> _Exercise objective_
Look through the material below, count the lines containing the word "seaborn", and state only the count.

> _Data block_
## Begin
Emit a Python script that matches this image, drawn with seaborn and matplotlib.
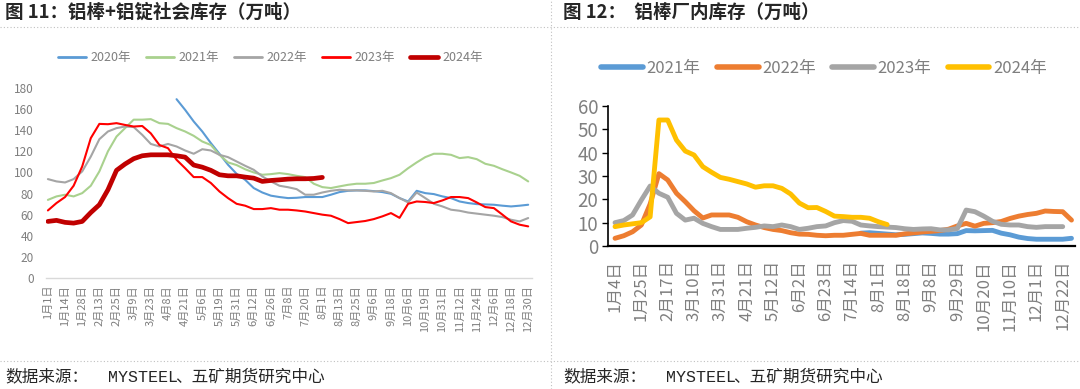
import numpy as np
import pandas as pd
import seaborn as sns
import matplotlib.pyplot as plt
from matplotlib.lines import Line2D

nan = np.nan

# ---- 图11: 铝棒+铝锭社会库存 (sampled every 4.5 trading days) ----
left_ticks = ["1月1日", "1月14日", "1月28日", "2月13日", "2月25日", "3月9日", "3月23日",
              "4月8日", "4月21日", "5月6日", "5月19日", "5月31日", "6月12日", "6月26日",
              "7月8日", "7月20日", "8月1日", "8月13日", "8月25日", "9月6日", "9月18日",
              "10月6日", "10月19日", "10月31日", "11月12日", "11月24日", "12月6日",
              "12月18日", "12月30日"]

soc_2020 = [nan] * 15 + [169.4, 159.3, 148.3, 138.8, 127.8, 117.7, 107.3, 98.7, 93, 85.2, 81, 78, 76.7,
                         75.7, 76, 76.7, 76.7, 76.7, 78.9, 81.4, 82.6, 83, 83, 82.3, 81.4, 79.8, 75.7,
                         72.5, 82.6, 80.4, 79.5, 77.3, 75.7, 72.5, 71, 70, 69.7, 69.4, 68.5, 67.8, 68.5, 69.4]
soc_2021 = [74, 77.3, 78.9, 77.3, 80.4, 87.4, 101, 120, 134, 142, 150, 150, 150.5, 146.7, 146, 142,
            138.8, 134.7, 129.3, 126, 116.7, 109.5, 107, 103, 100, 97.8, 98.4, 99.4,
            98.4, 96.8, 95.6, 89.3, 86.1, 85.2, 86.8, 88.3, 89.3, 89.3, 90, 92.4, 94.6, 97.8, 104,
            109.5, 114.5, 117.7, 117.7, 116.7, 113.6, 114.5, 112.6, 108.2, 106.3, 103, 100, 96.8, 91.5]
soc_2022 = [93.7, 91.5, 90.5, 93.7, 101, 115, 131.5, 138.8, 142, 143.5, 143, 135.6, 127, 124.6, 127,
            124.6, 120.8, 117.7, 122, 120.8, 116.7, 114.5, 110.4, 106.3, 102.5, 96.2, 91.5, 87.4,
            86, 84.2, 78.9, 78.9, 81, 82.6, 83.6, 83, 83, 82.6, 82, 82.6, 80.4, 75.7, 71.6, 81,
            75.7, 70.3, 67.8, 64.7, 63.7, 62, 61, 60, 59, 57.7, 55.2, 53.6, 56.8]
soc_2023 = [64, 71, 76.7, 87.4, 105.7, 132.5, 146, 145.7, 146.7, 145, 143.5, 144, 137, 126, 123, 112,
            104, 95.6, 95.6, 90, 82, 75.7, 70.3, 68.5, 65.3, 65.3, 66.2, 64.7,
            64.7, 64, 63, 61.5, 60, 59, 55.8, 52, 53, 54, 55.8, 58.4, 61.5, 57, 70.3, 72.5, 72, 71,
            73.5, 76.7, 76.7, 75.7, 71.6, 67.2, 66.2, 60, 53.6, 50.5, 48.9]
soc_2024 = [53.6, 54.6, 52.7, 52, 53.6, 62, 69.4, 83.6, 102, 108, 113, 115.8, 116.7, 116.7, 116.7,
            115.8, 114.5, 107, 105, 102, 97.8, 96.8, 96.8, 95.6, 94.6, 91.5, 92.4, 93, 93.7, 94,
            94, 94.3, 95.3] + [nan] * 24

# ---- 图12: 铝棒厂内库存 (weekly) ----
right_ticks = ["1月4日", "1月25日", "2月17日", "3月10日", "3月31日", "4月21日", "5月12日", "6月2日",
               "6月23日", "7月14日", "8月1日", "8月18日", "9月8日", "9月29日", "10月20日",
               "11月10日", "12月1日", "12月22日"]

plant_2021 = [nan] * 28 + [5.5, 5.7, 5.4, 5.1, 4.8, 5, 5.3, 5.6, 5.4, 5.1, 5.1, 5.3, 6.6, 6.5, 6.6,
                           6.7, 5.5, 4.8, 3.8, 3.2, 2.9, 2.9, 2.9, 2.9, 3.3]
plant_2022 = [3.3, 4.4, 6.1, 9, 18, 31, 28.3, 22.6, 19, 15.1, 12, 13.3, 13.3, 13.3, 12.3, 10.4, 9,
              7.9, 7.1, 6.6, 5.7, 5.1, 5, 4.6, 4.4, 4.6, 4.6, 5, 5.4, 4.6, 4.6, 4.6, 4.6, 5.2, 5.6,
              6, 6.3, 6.6, 7.2, 8.6, 9.7, 8.5, 9.7, 10, 10.5, 11.8, 12.8, 13.5, 14, 15, 14.8, 14.7, 11.1]
plant_2023 = [10, 10.9, 13.3, 19.7, 25.7, 22.6, 20.9, 14, 11.1, 11.9, 9.7, 8.3, 7.1, 7.1, 7.1, 7.6,
              8, 8.6, 8.3, 9, 8.3, 7.1, 7.6, 8.3, 8.6, 10, 10.9, 10.6, 9, 8.6, 8.3, 8.1, 7.9, 7.4,
              7.1, 7.3, 7.4, 6.9, 6.9, 7.5, 15.4, 14.7, 12.8, 10.6, 9.3, 9, 9, 8.3, 8, 8.3, 8.3, 8.3, nan]
plant_2024 = [8.3, 9, 9.5, 10, 12.5, 54, 54, 45.4, 40.7, 39, 34, 31.6, 29.4, 28.6, 27.6, 26.6, 25.2,
              25.8, 25.8, 24.7, 22.3, 18.4, 16.4, 16.5, 14.8, 12.8, 12.6, 12.3, 12.3, 11.9, 10.4,
              9.2] + [nan] * 21

left_years = ["2020年", "2021年", "2022年", "2023年", "2024年"]
left_colors = ["#5B9BD5", "#A9D18E", "#A5A5A5", "#FF0000", "#C00000"]
left_widths = [1.5, 1.5, 1.5, 1.5, 3.4]
right_years = ["2021年", "2022年", "2023年", "2024年"]
right_colors = ["#5B9BD5", "#ED7D31", "#A5A5A5", "#FFC000"]

sns.set_style("white")
plt.rcParams['font.family'] = ['Noto Sans CJK SC', 'DejaVu Sans']


def to_long(series, years, x):
    frames = []
    for name, vals in zip(years, series):
        frames.append(pd.DataFrame({"x": x, "v": vals, "year": name}))
    return pd.concat(frames, ignore_index=True).dropna()


x_left = np.arange(len(soc_2021)) * 4.5
x_right = np.arange(len(plant_2022))
df_left = to_long([soc_2020, soc_2021, soc_2022, soc_2023, soc_2024], left_years, x_left)
df_right = to_long([plant_2021, plant_2022, plant_2023, plant_2024], right_years, x_right)

fig = plt.figure(figsize=(10.8, 3.89), dpi=100)
ax1 = fig.add_axes([46 / 1080, 1 - 278 / 389, 486 / 1080, 190 / 389])
ax2 = fig.add_axes([608 / 1080, 1 - 246 / 389, 467 / 1080, 140 / 389])

# left chart
for name, c, lw in zip(left_years, left_colors, left_widths):
    sns.lineplot(data=df_left[df_left.year == name], x="x", y="v", color=c, linewidth=lw,
                 ax=ax1, legend=False, sort=False, estimator=None)
ax1.set_xlim(-1, 254)
ax1.set_ylim(0, 180)
ax1.set_yticks(range(0, 181, 20))
ax1.set_xticks(np.arange(0, 253, 9))
ax1.set_xticklabels(left_ticks, rotation=90, fontsize=8, color="#7f7f7f")
ax1.tick_params(axis="y", labelsize=8.5, labelcolor="#7f7f7f", length=0, pad=9)
ax1.tick_params(axis="x", length=0, pad=5)
for s in ["left", "right", "top"]:
    ax1.spines[s].set_visible(False)
ax1.spines["bottom"].set_color("#d9d9d9")
ax1.spines["bottom"].set_linewidth(1)
ax1.set_xlabel("")
ax1.set_ylabel("")
h1 = [Line2D([], [], color=c, lw=lw if lw > 2 else 2) for c, lw in zip(left_colors, left_widths)]
fig.legend(h1, left_years, loc="center", bbox_to_anchor=(270 / 1080, 1 - 58 / 389), ncol=5,
           frameon=False, fontsize=9, handlelength=2.3, handletextpad=0.3, columnspacing=1.2,
           labelcolor="#7f7f7f")

# right chart
for name, c in zip(right_years, right_colors):
    sns.lineplot(data=df_right[df_right.year == name], x="x", y="v", color=c, linewidth=3.5,
                 ax=ax2, legend=False, sort=False, estimator=None)
ax2.set_xlim(-0.8, 52.4)
ax2.set_ylim(0, 60)
ax2.set_yticks(range(0, 61, 10))
ax2.set_xticks(np.arange(0, 52, 3))
ax2.set_xticklabels(right_ticks, rotation=90, fontsize=12, color="#7f7f7f")
ax2.tick_params(axis="y", labelsize=13.5, labelcolor="#7f7f7f", length=4, width=1, color="black",
                direction="out", left=True, pad=3)
ax2.tick_params(axis="x", length=0, pad=10)
for s in ["right", "top"]:
    ax2.spines[s].set_visible(False)
ax2.spines["left"].set_color("black")
ax2.spines["left"].set_linewidth(1.2)
ax2.spines["bottom"].set_color("black")
ax2.spines["bottom"].set_linewidth(1.6)
ax2.set_xlabel("")
ax2.set_ylabel("")
h2 = [Line2D([], [], color=c, lw=4, solid_capstyle="round") for c in right_colors]
fig.legend(h2, right_years, loc="center", bbox_to_anchor=(824 / 1080, 1 - 68 / 389), ncol=4,
           frameon=False, fontsize=12, handlelength=2.5, handletextpad=0.2, columnspacing=1.0,
           labelcolor="#7f7f7f")

# titles, sources, dotted frame lines
fig.text(5 / 1080, 1 - 12 / 389, "图 11：铝棒+铝锭社会库存（万吨）", fontsize=13.3, fontweight="bold",
         va="center", ha="left")
fig.text(563 / 1080, 1 - 12 / 389, "图 12：  铝棒厂内库存（万吨）", fontsize=13.3, fontweight="bold",
         va="center", ha="left")
for x0 in (5, 563):
    y0 = 1 - 377 / 389
    fig.text(x0 / 1080, y0, "数据来源：", fontsize=12, va="center", ha="left")
    fig.text((x0 + 103) / 1080, y0, "MYSTEEL", fontsize=12, va="center", ha="left",
             family=["Liberation Mono", "DejaVu Sans Mono"])
    fig.text((x0 + 170) / 1080, y0, "、五矿期货研究中心", fontsize=12, va="center", ha="left")
dot = dict(transform=fig.transFigure, color="#c0c0c0", lw=0.8, linestyle=(0, (1, 2)))
fig.add_artist(Line2D([0, 1], [1 - 27 / 389] * 2, **dot))
fig.add_artist(Line2D([0, 1], [1 - 361 / 389] * 2, **dot))
fig.add_artist(Line2D([551 / 1080] * 2, [0, 1], **dot))

fig.savefig("out.png", dpi=100)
## End
> _The result_
2